Many also agreed with Mr Toh that foreign talents should be allowed to come in.

Sim Tony wrote, “Yes, I agree that HK MTR Corp should be allowed to come in. But knowing our Government may lose face if HK MTR can eliminate these problems. Then the Government will worry where to put these paper generals because no MNC or big private Organisations will welcome them.”

Des Soo wrote, “You will need to lobby for that. Doubt SMRT stakeholders will give up their profits (and excuses to raise fares) just to make trips comfortable for commuters.”

Lim King Loong wrote, “In my opinion, the system was designed to perform at certain capacity and today it was push beyond its boundary thus starting to break down because is above what it suppose to do.”

James Lim wrote, “Good suggestion and nothing to lose for them to explore. Truly SMRT have been undertaking these problematic issues for many years and still cannot resolve it. It is time to let other experienced operators to manage it instead.”

Mcgyver Loh wrote, “Fully agreed. If local operator cannot do a good job, we have to allow foreign operator to get it done. No competition, no improvement. I think this is what our govt has said about and open up our market for competition.”

Mohd Afzal Mohd Sidik wrote, “Get professionals to come here. Learn from them and get all the required experience from them. When the right time comes get the local to oversees all operations. Benefits must go to our local companies not a foreign company. So that more Singaporeans will get a better job n a new and challenging profession.”

Som, however, stressed that the top management should take responsibility.

Steven Tan wrote, “Paid themselves millions claiming to be rare talent but years passed and the problems became worse!! Sack Khaw Boon Wan or ask him commit Harakiri!!”

However, many of them also stated that inviting foreign talents would not solve the problems.

Irene Foo wrote, “Send MRT staffs overseas to learn from the best and pick up the skills to train the rest back home to ensure we still have jobs?”

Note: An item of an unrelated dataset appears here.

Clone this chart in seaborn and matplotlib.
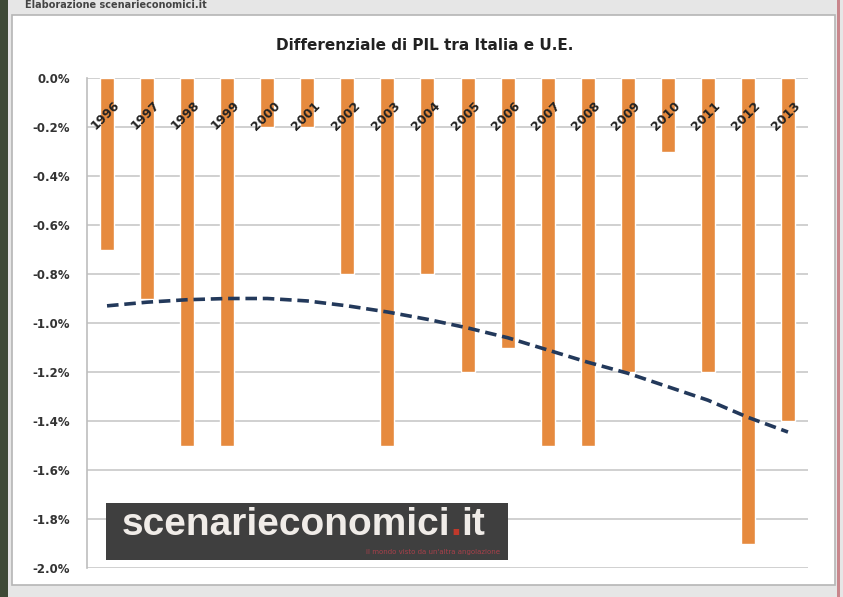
import matplotlib.pyplot as plt
import matplotlib.patches as mpatches
import matplotlib.transforms as mtransforms
from matplotlib.ticker import FuncFormatter, MultipleLocator
import pandas as pd
import seaborn as sns

sns.set_theme(style="whitegrid")
plt.rcParams['font.family'] = ['DejaVu Sans']

YEARS = ["1996", "1997", "1998", "1999", "2000", "2001", "2002", "2003", "2004",
         "2005", "2006", "2007", "2008", "2009", "2010", "2011", "2012", "2013"]
DIFF = [-0.7, -0.9, -1.5, -1.5, -0.2, -0.2, -0.8, -1.5, -0.8,
        -1.2, -1.1, -1.5, -1.5, -1.2, -0.3, -1.2, -1.9, -1.4]
# polynomial trend line as drawn in the original
TREND = [-0.93, -0.915, -0.905, -0.90, -0.90, -0.91, -0.93, -0.955, -0.985,
         -1.02, -1.06, -1.11, -1.16, -1.205, -1.26, -1.315, -1.385, -1.445]

BAR = "#e68a3e"
LINE = "#23395b"

if __name__ == "__main__":
    df = pd.DataFrame({"anno": YEARS, "diff": DIFF, "trend": TREND})
    df["pos"] = range(len(df))

    fig = plt.figure(figsize=(8.43, 5.97), dpi=100)
    fig.patch.set_facecolor("#e6e6e6")

    # chart area (white panel with grey border), like the spreadsheet chart box
    fig.patches.append(mpatches.Rectangle((12 / 843, 12 / 597), 823 / 843, 570 / 597,
                                          transform=fig.transFigure, facecolor="white",
                                          edgecolor="#b5b5b5", lw=1.2, zorder=-2))
    fig.patches.append(mpatches.Rectangle((0, 0), 8 / 843, 1, transform=fig.transFigure,
                                          facecolor="#3e4a36", edgecolor="none", zorder=-2))
    fig.patches.append(mpatches.Rectangle((837 / 843, 0), 3 / 843, 1, transform=fig.transFigure,
                                          facecolor="#c9868c", edgecolor="none", zorder=-2))
    fig.text(25 / 843, 1.0, "Elaborazione scenarieconomici.it", fontsize=7, color="#444444",
             fontweight="bold", va="top", ha="left")

    ax = fig.add_axes([87 / 843, 29 / 597, 721 / 843, 490 / 597])
    ax.set_zorder(1)
    ax.set_facecolor("white")

    sns.barplot(data=df, x="anno", y="diff", color=BAR, width=0.35, saturation=1,
                ax=ax, zorder=2)
    sns.lineplot(data=df, x="pos", y="trend", color=LINE, lw=2.6, ax=ax, zorder=3)
    ax.lines[-1].set_linestyle((0, (3.2, 1.6)))

    ax.set_xlim(-0.5, len(YEARS) - 0.5)
    ax.set_ylim(-2.0, 0.0)
    ax.yaxis.set_major_locator(MultipleLocator(0.2))
    ax.yaxis.set_major_formatter(FuncFormatter(lambda v, p: f"{v:.1f}%" if abs(v) > 1e-9 else "0.0%"))
    ax.grid(axis="y", color="#c8c8c8", lw=1.2)
    ax.grid(axis="x", visible=False)
    ax.set_axisbelow(True)
    ax.xaxis.set_zorder(4)  # year labels drawn over the bars
    ax.set_xlabel("")
    ax.set_ylabel("")

    for s in ["top", "right", "bottom"]:
        ax.spines[s].set_visible(False)
    ax.spines["left"].set_color("#bdbdbd")
    ax.spines["left"].set_linewidth(1.2)

    ax.tick_params(axis="y", length=0, pad=12, labelsize=8.5, labelcolor="#333333")
    for lbl in ax.get_yticklabels():
        lbl.set_fontweight("bold")

    # category labels sit just below the zero line, rotated, over the bars
    ax.xaxis.tick_top()
    ax.tick_params(axis="x", length=0, pad=-15, labelsize=9, labelcolor="#222222")
    shift = mtransforms.ScaledTranslation(6 / 100, 0, fig.dpi_scale_trans)
    for lbl in ax.get_xticklabels():
        lbl.set_rotation(45)
        lbl.set_ha("right")
        lbl.set_va("top")
        lbl.set_rotation_mode("anchor")
        lbl.set_fontweight("bold")
        lbl.set_transform(lbl.get_transform() + shift)

    fig.text(425 / 843, 1 - 45 / 597, "Differenziale di PIL tra Italia e U.E.",
             ha="center", va="center", fontsize=11, fontweight="bold", color="#222222")

    # watermark
    fig.patches.append(mpatches.Rectangle((106 / 843, 1 - 560 / 597), 402 / 843, 57 / 597,
                                          transform=fig.transFigure, facecolor="#3f3f3f",
                                          edgecolor="none", zorder=5))
    fs = 28
    wm = fig.text(122 / 843, 1 - 525 / 597, "scenarieconomici", fontsize=fs, color="#f0ece8",
                  family="Liberation Sans", fontweight="bold", ha="left", va="center", zorder=6)
    r = fig.canvas.get_renderer()
    x1 = wm.get_window_extent(r).x1 / 843
    dot = fig.text(x1, 1 - 525 / 597, ".", fontsize=fs, color="#c0392b", family="Liberation Sans",
                   fontweight="bold", ha="left", va="center", zorder=6)
    x2 = dot.get_window_extent(r).x1 / 843
    fig.text(x2, 1 - 525 / 597, "it", fontsize=fs, color="#f0ece8", family="Liberation Sans",
             fontweight="bold", ha="left", va="center", zorder=6)
    fig.text(500 / 843, 1 - 552 / 597, "il mondo visto da un'altra angolazione",
             fontsize=5, color="#a8404a", ha="right", va="center", zorder=6)

    plt.savefig("out.png", dpi=100, facecolor=fig.get_facecolor())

Lim Karen wrote, “It’s not just about getting another operator to take charge and problems will be resolved! It is a matter of the technical know-hows and expertise to solve problems asap, the competency and high level of vigilance! Unless the current operator has not met all the SOPs for many times, then might have to relook into training the technical team. Otherwise, changing operator might be the last resort.”

Jason Shim wrote, “Why do you think foreign companies can do better than local? Absurd leh. Anyway talk is cheap let them try to see who is right. The problem started with cost and power to listen to right people solving it. MRT is an inherent problem due to lack of proper maintenance due to shortage of time & other reasons & worst when it change to automated systems. Anyway there is no right or wrong but results will tell. Every business has a risk.”

Matthew Tang wrote, “Why Hong Kong? They have a separate cabin to induce quiteness. Would we have it ?
Their railway cabins are even much more longer than ours. How are we supposed to extend. Do you mean excavating more lands to accommodate the extension of rail cabins?”

Mary Alice Lim wrote, “What difference would a foreign operator make? At the end of the day the workers actually doing the job are the same, a chain is only as strong as its weakest link.”

Teo Woon Hoon wrote, “A foreign rail operator would not help. We lacked a comprehensive structure to maintain and sustain the health of the system, ranging from suitable maintenance regime, knowledge of maintenance needs, sufficient skilled engineers and technicians. Another operator cannot perform magic.”